START

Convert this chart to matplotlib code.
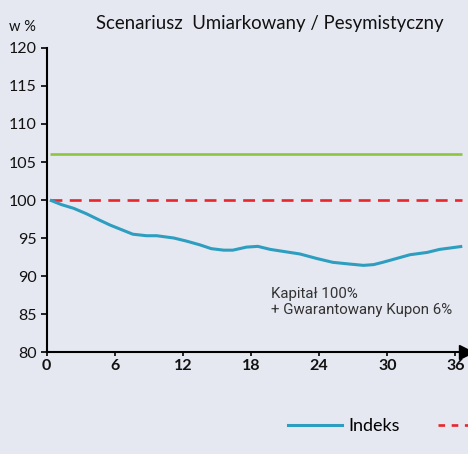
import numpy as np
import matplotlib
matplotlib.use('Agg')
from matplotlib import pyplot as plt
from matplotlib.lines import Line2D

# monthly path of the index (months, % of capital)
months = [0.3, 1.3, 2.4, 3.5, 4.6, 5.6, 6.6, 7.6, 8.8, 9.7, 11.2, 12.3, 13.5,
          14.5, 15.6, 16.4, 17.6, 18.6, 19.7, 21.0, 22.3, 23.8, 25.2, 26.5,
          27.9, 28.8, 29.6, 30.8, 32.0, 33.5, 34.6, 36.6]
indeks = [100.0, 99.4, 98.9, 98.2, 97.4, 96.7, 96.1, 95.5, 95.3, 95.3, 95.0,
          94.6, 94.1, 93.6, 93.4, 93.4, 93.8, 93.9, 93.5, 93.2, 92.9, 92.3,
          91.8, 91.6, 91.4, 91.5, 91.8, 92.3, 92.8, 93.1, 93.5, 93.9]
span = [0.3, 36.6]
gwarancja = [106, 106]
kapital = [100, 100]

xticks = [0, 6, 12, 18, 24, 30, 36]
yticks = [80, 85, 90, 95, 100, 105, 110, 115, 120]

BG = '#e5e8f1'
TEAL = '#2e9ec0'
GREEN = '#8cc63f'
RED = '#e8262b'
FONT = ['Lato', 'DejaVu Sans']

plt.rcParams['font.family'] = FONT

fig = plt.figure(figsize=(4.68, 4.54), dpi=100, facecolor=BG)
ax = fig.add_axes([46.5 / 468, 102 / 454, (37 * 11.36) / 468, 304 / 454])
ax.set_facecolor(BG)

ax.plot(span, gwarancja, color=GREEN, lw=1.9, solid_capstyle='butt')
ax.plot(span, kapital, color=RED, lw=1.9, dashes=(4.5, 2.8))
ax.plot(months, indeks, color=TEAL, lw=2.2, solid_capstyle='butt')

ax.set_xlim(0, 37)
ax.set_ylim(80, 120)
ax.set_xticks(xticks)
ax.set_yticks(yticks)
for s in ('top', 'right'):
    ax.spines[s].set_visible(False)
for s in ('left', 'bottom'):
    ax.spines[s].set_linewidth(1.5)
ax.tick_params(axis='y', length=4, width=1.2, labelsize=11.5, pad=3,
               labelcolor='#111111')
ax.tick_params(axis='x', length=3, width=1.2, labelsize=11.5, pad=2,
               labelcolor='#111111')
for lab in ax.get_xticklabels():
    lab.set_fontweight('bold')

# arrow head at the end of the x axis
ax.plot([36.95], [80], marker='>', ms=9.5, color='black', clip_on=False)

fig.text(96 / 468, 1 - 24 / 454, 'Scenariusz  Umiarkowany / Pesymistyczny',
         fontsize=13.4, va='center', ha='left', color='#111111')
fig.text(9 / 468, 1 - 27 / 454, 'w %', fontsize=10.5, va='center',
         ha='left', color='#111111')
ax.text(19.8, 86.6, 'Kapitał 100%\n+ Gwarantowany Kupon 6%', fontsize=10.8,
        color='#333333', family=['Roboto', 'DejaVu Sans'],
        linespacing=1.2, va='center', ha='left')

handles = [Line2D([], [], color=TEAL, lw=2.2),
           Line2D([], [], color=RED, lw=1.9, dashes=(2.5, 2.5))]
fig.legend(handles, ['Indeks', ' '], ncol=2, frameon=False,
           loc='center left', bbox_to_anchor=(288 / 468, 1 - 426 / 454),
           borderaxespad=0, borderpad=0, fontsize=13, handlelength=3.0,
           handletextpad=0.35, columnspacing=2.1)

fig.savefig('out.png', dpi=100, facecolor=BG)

END

Extract the full listing above verbatim; pictures are to be left out of the copy.

### FINAL RESULT
Convert this chart to matplotlib code.
import numpy as np
import matplotlib
matplotlib.use('Agg')
from matplotlib import pyplot as plt
from matplotlib.lines import Line2D

# monthly path of the index (months, % of capital)
months = [0.3, 1.3, 2.4, 3.5, 4.6, 5.6, 6.6, 7.6, 8.8, 9.7, 11.2, 12.3, 13.5,
          14.5, 15.6, 16.4, 17.6, 18.6, 19.7, 21.0, 22.3, 23.8, 25.2, 26.5,
          27.9, 28.8, 29.6, 30.8, 32.0, 33.5, 34.6, 36.6]
indeks = [100.0, 99.4, 98.9, 98.2, 97.4, 96.7, 96.1, 95.5, 95.3, 95.3, 95.0,
          94.6, 94.1, 93.6, 93.4, 93.4, 93.8, 93.9, 93.5, 93.2, 92.9, 92.3,
          91.8, 91.6, 91.4, 91.5, 91.8, 92.3, 92.8, 93.1, 93.5, 93.9]
span = [0.3, 36.6]
gwarancja = [106, 106]
kapital = [100, 100]

xticks = [0, 6, 12, 18, 24, 30, 36]
yticks = [80, 85, 90, 95, 100, 105, 110, 115, 120]

BG = '#e5e8f1'
TEAL = '#2e9ec0'
GREEN = '#8cc63f'
RED = '#e8262b'
FONT = ['Lato', 'DejaVu Sans']

plt.rcParams['font.family'] = FONT

fig = plt.figure(figsize=(4.68, 4.54), dpi=100, facecolor=BG)
ax = fig.add_axes([46.5 / 468, 102 / 454, (37 * 11.36) / 468, 304 / 454])
ax.set_facecolor(BG)

ax.plot(span, gwarancja, color=GREEN, lw=1.9, solid_capstyle='butt')
ax.plot(span, kapital, color=RED, lw=1.9, dashes=(4.5, 2.8))
ax.plot(months, indeks, color=TEAL, lw=2.2, solid_capstyle='butt')

ax.set_xlim(0, 37)
ax.set_ylim(80, 120)
ax.set_xticks(xticks)
ax.set_yticks(yticks)
for s in ('top', 'right'):
    ax.spines[s].set_visible(False)
for s in ('left', 'bottom'):
    ax.spines[s].set_linewidth(1.5)
ax.tick_params(axis='y', length=4, width=1.2, labelsize=11.5, pad=3,
               labelcolor='#111111')
ax.tick_params(axis='x', length=3, width=1.2, labelsize=11.5, pad=2,
               labelcolor='#111111')
for lab in ax.get_xticklabels():
    lab.set_fontweight('bold')

# arrow head at the end of the x axis
ax.plot([36.95], [80], marker='>', ms=9.5, color='black', clip_on=False)

fig.text(96 / 468, 1 - 24 / 454, 'Scenariusz  Umiarkowany / Pesymistyczny',
         fontsize=13.4, va='center', ha='left', color='#111111')
fig.text(9 / 468, 1 - 27 / 454, 'w %', fontsize=10.5, va='center',
         ha='left', color='#111111')
ax.text(19.8, 86.6, 'Kapitał 100%\n+ Gwarantowany Kupon 6%', fontsize=10.8,
        color='#333333', family=['Roboto', 'DejaVu Sans'],
        linespacing=1.2, va='center', ha='left')

handles = [Line2D([], [], color=TEAL, lw=2.2),
           Line2D([], [], color=RED, lw=1.9, dashes=(2.5, 2.5))]
fig.legend(handles, ['Indeks', ' '], ncol=2, frameon=False,
           loc='center left', bbox_to_anchor=(288 / 468, 1 - 426 / 454),
           borderaxespad=0, borderpad=0, fontsize=13, handlelength=3.0,
           handletextpad=0.35, columnspacing=2.1)

fig.savefig('out.png', dpi=100, facecolor=BG)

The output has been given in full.